First World citizens appear, in some ways, to be less concerned about rituals concerning food and food preparation than Third Worlders. Who touches what matters less to them than what enters whom, and how. Quality, freshness, subtlety of taste, variety and presentation are the new fetishes. Food is treated as a form of entertainment, as if it were no longer a necessity. But it is, of course.

The society that can afford to treat food as fun is strutting its wealth in the face of all the millions of fellow humans who cannot afford to play with it or waste it. While wandering around looking at the exhibits at EAT! I asked myself how such a show might have looked if it had been created exclusively by Indian artists. Would it have been grimmer, perhaps? Would there have been a greater emphasis on the nourishing quality of food rather than its potential as an edible toy? On hunger rather than on hang-ups? On cost rather than value? Would such an exhibition be desirable at all?

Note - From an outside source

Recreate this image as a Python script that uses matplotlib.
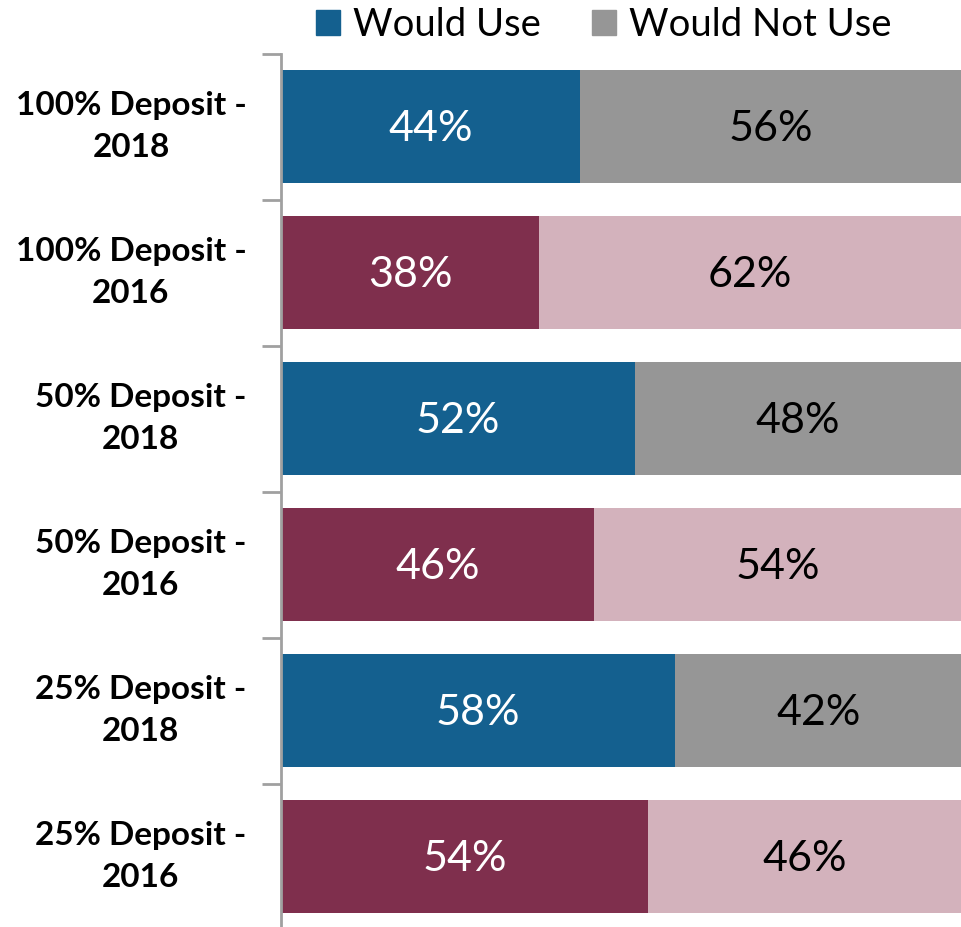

The show was set out in a open-plan manner which encouraged visitors to straggle into rooms displaying other shows simultaneously. In this way, I walked into an exhibit which came to my attention because of a thin, shrieking sound I could hear. I looked around and finally saw a television screen on which could be seen, upside down, a young woman's face as she lay, screaming. Her face was dead-pan, devoid of expression.

A small placard explained that she was a performance artist and that she had filmed herself screaming for several hours till her voice collapsed. Feeling rather like screaming myself, and somewhat fed-up with Art, I left the show without making a note of her name.